-- Begin --

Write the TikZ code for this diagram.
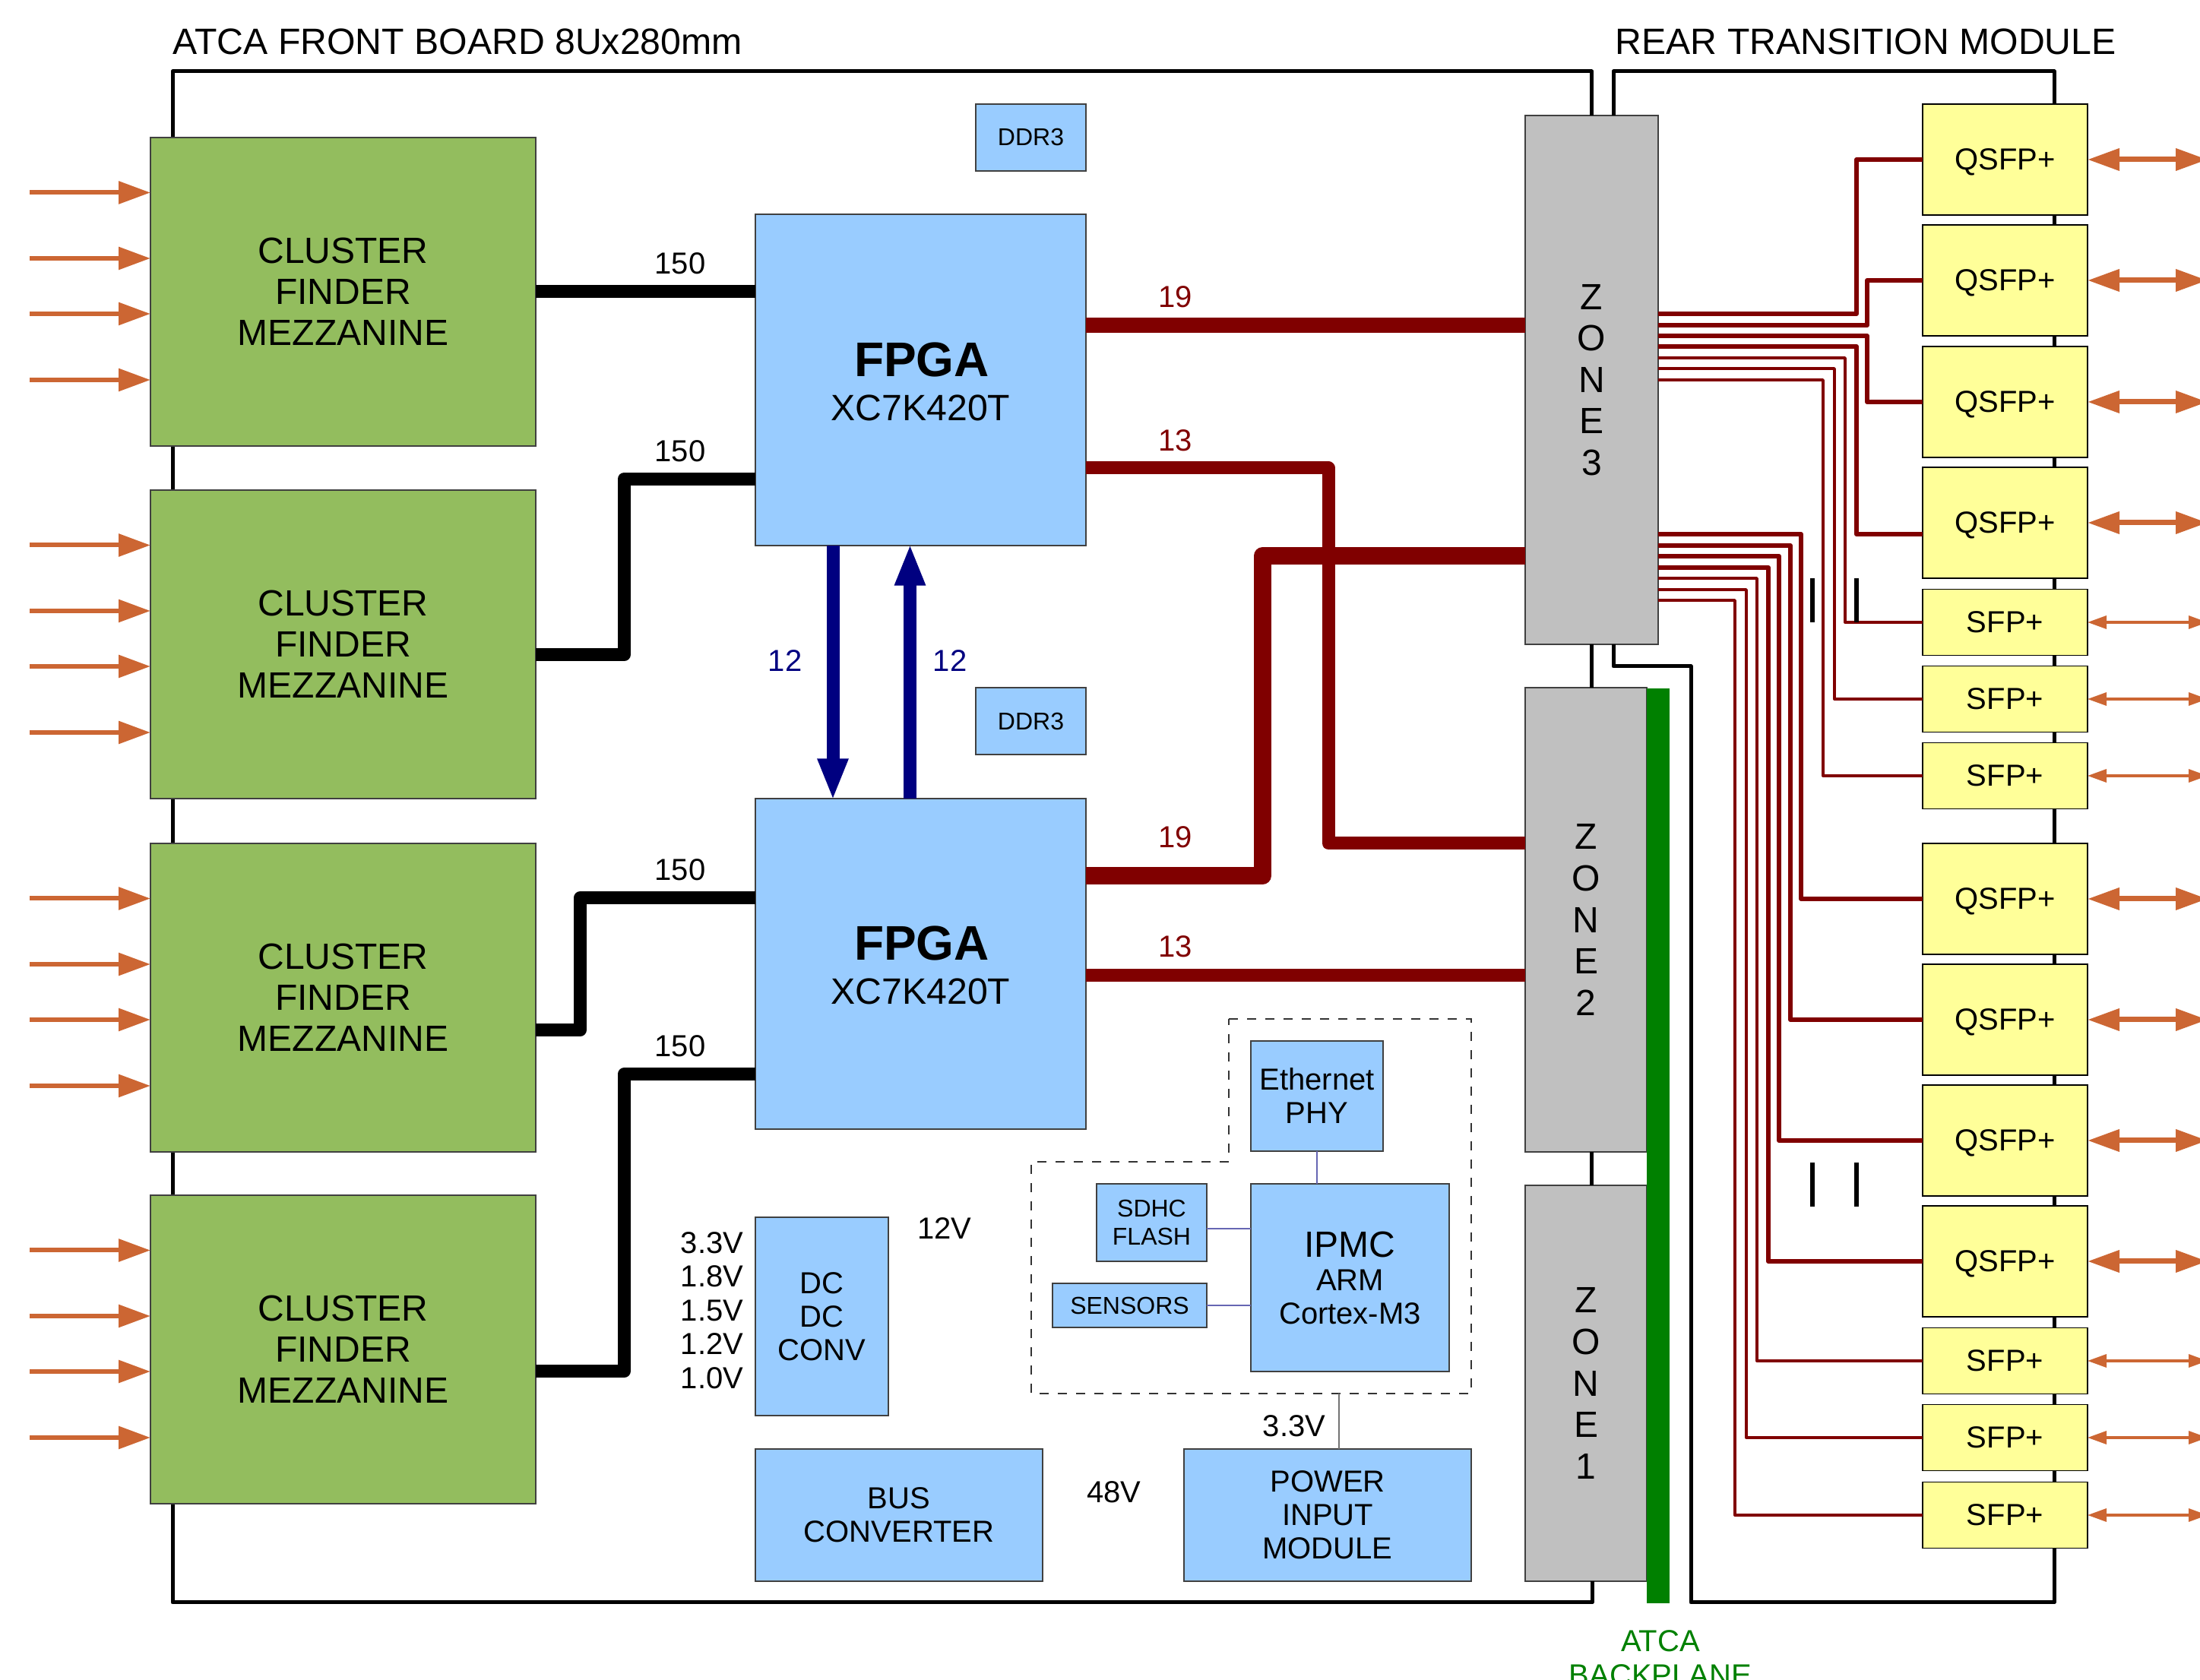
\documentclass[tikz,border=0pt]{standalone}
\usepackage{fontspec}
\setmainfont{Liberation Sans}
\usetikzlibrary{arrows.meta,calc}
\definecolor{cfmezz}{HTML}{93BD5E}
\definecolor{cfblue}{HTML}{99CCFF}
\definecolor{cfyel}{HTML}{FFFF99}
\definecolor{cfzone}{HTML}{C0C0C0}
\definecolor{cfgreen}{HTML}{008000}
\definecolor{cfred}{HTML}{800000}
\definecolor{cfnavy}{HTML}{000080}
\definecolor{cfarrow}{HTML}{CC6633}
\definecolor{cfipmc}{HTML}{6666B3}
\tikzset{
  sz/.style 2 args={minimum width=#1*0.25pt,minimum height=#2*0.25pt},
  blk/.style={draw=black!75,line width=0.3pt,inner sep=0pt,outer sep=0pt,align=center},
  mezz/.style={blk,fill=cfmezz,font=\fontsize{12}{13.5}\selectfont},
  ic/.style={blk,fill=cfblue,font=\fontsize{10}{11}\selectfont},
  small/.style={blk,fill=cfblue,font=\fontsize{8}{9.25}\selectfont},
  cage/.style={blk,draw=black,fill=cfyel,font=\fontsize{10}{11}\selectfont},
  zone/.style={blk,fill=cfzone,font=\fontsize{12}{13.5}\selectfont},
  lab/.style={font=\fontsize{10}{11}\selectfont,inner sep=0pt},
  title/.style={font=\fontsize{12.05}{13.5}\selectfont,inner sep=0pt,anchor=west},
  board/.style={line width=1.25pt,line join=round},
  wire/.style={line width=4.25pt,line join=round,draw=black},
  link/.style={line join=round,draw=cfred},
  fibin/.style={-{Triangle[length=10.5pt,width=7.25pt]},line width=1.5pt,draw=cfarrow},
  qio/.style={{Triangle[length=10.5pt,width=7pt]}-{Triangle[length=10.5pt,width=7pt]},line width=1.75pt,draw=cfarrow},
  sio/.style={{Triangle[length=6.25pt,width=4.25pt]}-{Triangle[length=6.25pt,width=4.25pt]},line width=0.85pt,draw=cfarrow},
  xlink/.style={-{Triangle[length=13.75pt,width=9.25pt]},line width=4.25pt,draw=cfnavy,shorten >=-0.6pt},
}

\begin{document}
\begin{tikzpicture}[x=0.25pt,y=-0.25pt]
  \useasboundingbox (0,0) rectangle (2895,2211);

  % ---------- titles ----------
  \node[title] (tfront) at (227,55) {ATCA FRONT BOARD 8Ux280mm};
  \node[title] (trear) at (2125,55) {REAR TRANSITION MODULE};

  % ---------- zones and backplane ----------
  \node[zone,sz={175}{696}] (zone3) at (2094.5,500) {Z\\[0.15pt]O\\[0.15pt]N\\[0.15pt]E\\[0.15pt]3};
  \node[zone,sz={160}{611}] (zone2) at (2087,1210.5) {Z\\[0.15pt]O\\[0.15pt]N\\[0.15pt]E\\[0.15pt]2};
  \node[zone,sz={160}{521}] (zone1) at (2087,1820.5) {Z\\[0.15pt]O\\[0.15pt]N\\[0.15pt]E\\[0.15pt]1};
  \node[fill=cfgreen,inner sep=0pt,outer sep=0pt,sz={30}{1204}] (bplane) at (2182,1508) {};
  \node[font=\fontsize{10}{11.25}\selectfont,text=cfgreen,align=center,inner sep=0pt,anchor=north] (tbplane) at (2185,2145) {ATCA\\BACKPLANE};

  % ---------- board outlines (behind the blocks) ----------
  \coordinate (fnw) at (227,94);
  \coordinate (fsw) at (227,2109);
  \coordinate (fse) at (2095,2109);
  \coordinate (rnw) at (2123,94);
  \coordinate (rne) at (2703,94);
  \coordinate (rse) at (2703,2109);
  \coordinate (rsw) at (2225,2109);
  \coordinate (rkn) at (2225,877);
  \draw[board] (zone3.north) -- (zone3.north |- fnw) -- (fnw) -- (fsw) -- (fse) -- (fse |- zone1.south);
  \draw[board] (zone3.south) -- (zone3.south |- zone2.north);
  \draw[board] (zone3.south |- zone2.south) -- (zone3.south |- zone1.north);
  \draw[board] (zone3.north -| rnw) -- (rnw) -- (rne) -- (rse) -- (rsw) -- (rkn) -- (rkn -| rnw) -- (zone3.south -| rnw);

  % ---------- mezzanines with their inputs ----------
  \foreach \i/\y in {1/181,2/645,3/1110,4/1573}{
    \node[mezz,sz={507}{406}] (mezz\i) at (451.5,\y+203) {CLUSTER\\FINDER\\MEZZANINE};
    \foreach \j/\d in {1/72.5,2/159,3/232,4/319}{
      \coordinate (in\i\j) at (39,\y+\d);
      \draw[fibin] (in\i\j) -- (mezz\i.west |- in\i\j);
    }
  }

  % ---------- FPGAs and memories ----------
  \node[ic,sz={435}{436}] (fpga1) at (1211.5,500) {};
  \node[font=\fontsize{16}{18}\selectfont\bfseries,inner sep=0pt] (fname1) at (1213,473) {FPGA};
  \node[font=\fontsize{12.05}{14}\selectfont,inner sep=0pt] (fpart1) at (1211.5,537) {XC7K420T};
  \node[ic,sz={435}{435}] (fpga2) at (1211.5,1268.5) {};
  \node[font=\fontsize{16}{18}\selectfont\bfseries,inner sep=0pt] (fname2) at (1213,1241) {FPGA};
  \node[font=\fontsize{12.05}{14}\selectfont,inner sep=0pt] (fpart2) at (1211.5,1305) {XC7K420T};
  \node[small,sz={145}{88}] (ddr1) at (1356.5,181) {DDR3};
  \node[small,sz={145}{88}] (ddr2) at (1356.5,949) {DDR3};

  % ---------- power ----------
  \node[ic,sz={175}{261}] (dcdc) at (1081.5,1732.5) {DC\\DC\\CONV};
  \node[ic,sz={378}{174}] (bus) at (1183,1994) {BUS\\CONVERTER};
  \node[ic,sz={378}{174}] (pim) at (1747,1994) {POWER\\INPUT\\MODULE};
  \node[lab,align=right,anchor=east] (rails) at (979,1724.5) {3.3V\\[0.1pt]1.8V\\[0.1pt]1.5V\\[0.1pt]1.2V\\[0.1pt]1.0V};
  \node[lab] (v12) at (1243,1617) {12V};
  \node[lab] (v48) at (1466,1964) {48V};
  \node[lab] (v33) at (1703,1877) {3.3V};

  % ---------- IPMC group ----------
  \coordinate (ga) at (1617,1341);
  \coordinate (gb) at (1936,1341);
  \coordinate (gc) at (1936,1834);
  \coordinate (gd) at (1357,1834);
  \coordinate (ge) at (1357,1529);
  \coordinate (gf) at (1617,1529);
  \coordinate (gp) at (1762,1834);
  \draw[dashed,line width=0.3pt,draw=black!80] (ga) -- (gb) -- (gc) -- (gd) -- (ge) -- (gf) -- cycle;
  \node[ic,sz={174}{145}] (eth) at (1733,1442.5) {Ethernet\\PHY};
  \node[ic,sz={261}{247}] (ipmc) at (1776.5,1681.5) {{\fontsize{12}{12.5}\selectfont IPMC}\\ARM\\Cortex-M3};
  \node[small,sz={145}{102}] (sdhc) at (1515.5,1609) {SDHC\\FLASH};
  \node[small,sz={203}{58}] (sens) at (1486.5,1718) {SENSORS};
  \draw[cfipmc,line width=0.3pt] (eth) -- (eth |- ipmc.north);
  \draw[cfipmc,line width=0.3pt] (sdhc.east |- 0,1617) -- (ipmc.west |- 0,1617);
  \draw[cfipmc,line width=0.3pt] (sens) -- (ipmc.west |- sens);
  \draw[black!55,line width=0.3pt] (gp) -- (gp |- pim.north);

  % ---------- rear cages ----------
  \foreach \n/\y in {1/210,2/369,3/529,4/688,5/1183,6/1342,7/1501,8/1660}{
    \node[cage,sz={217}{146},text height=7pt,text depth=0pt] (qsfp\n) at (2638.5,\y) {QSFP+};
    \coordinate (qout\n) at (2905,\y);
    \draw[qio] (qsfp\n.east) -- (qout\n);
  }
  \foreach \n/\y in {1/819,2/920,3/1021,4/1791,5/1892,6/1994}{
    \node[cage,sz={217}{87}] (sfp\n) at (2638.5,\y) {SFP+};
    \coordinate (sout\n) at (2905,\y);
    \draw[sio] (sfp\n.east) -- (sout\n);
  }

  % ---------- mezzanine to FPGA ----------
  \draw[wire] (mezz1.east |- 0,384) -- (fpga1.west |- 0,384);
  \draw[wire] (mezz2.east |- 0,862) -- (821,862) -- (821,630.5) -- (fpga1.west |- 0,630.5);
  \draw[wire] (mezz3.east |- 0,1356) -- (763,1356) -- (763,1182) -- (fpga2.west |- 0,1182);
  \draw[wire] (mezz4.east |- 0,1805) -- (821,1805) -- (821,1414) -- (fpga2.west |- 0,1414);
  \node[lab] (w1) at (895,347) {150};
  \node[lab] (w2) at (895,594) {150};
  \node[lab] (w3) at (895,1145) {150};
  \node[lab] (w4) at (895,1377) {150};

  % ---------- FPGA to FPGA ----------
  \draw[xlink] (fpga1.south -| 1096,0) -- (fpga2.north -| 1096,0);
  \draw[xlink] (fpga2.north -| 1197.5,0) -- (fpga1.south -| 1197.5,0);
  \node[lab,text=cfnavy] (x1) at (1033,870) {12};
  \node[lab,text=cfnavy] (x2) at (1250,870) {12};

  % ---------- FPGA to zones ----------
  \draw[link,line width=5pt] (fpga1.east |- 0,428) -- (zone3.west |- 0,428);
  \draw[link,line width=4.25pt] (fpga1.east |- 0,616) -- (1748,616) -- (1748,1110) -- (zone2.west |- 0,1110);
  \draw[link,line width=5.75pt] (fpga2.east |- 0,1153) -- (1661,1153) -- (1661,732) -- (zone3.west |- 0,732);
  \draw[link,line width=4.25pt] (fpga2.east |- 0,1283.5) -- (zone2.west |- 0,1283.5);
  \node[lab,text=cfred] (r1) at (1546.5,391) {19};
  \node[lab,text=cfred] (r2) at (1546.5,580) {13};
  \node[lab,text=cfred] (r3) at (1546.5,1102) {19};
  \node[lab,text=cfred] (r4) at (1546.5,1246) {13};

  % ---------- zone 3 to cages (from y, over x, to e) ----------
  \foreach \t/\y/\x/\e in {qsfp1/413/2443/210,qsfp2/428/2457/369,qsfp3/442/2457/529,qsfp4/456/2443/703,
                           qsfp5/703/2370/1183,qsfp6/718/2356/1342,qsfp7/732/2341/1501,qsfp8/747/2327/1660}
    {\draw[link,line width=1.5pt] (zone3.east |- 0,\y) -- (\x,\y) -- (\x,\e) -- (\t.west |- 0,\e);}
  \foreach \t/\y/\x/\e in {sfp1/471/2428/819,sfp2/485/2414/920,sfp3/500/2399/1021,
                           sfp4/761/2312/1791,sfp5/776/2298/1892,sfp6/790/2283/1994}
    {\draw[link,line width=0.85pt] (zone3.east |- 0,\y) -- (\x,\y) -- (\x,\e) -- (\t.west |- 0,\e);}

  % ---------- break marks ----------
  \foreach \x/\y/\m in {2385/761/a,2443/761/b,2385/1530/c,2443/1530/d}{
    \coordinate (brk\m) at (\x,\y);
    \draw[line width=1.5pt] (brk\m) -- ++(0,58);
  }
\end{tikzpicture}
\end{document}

-- End --

- WRITTEN REQUEST -
From the first line of the material down to the line containing "(0,0) rectangle (2895,2211);", inclusive, return each line exactly, skipping any picture.

- FINAL RESULT -
Write the TikZ code for this diagram.
\documentclass[tikz,border=0pt]{standalone}
\usepackage{fontspec}
\setmainfont{Liberation Sans}
\usetikzlibrary{arrows.meta,calc}
\definecolor{cfmezz}{HTML}{93BD5E}
\definecolor{cfblue}{HTML}{99CCFF}
\definecolor{cfyel}{HTML}{FFFF99}
\definecolor{cfzone}{HTML}{C0C0C0}
\definecolor{cfgreen}{HTML}{008000}
\definecolor{cfred}{HTML}{800000}
\definecolor{cfnavy}{HTML}{000080}
\definecolor{cfarrow}{HTML}{CC6633}
\definecolor{cfipmc}{HTML}{6666B3}
\tikzset{
  sz/.style 2 args={minimum width=#1*0.25pt,minimum height=#2*0.25pt},
  blk/.style={draw=black!75,line width=0.3pt,inner sep=0pt,outer sep=0pt,align=center},
  mezz/.style={blk,fill=cfmezz,font=\fontsize{12}{13.5}\selectfont},
  ic/.style={blk,fill=cfblue,font=\fontsize{10}{11}\selectfont},
  small/.style={blk,fill=cfblue,font=\fontsize{8}{9.25}\selectfont},
  cage/.style={blk,draw=black,fill=cfyel,font=\fontsize{10}{11}\selectfont},
  zone/.style={blk,fill=cfzone,font=\fontsize{12}{13.5}\selectfont},
  lab/.style={font=\fontsize{10}{11}\selectfont,inner sep=0pt},
  title/.style={font=\fontsize{12.05}{13.5}\selectfont,inner sep=0pt,anchor=west},
  board/.style={line width=1.25pt,line join=round},
  wire/.style={line width=4.25pt,line join=round,draw=black},
  link/.style={line join=round,draw=cfred},
  fibin/.style={-{Triangle[length=10.5pt,width=7.25pt]},line width=1.5pt,draw=cfarrow},
  qio/.style={{Triangle[length=10.5pt,width=7pt]}-{Triangle[length=10.5pt,width=7pt]},line width=1.75pt,draw=cfarrow},
  sio/.style={{Triangle[length=6.25pt,width=4.25pt]}-{Triangle[length=6.25pt,width=4.25pt]},line width=0.85pt,draw=cfarrow},
  xlink/.style={-{Triangle[length=13.75pt,width=9.25pt]},line width=4.25pt,draw=cfnavy,shorten >=-0.6pt},
}

\begin{document}
\begin{tikzpicture}[x=0.25pt,y=-0.25pt]
  \useasboundingbox (0,0) rectangle (2895,2211);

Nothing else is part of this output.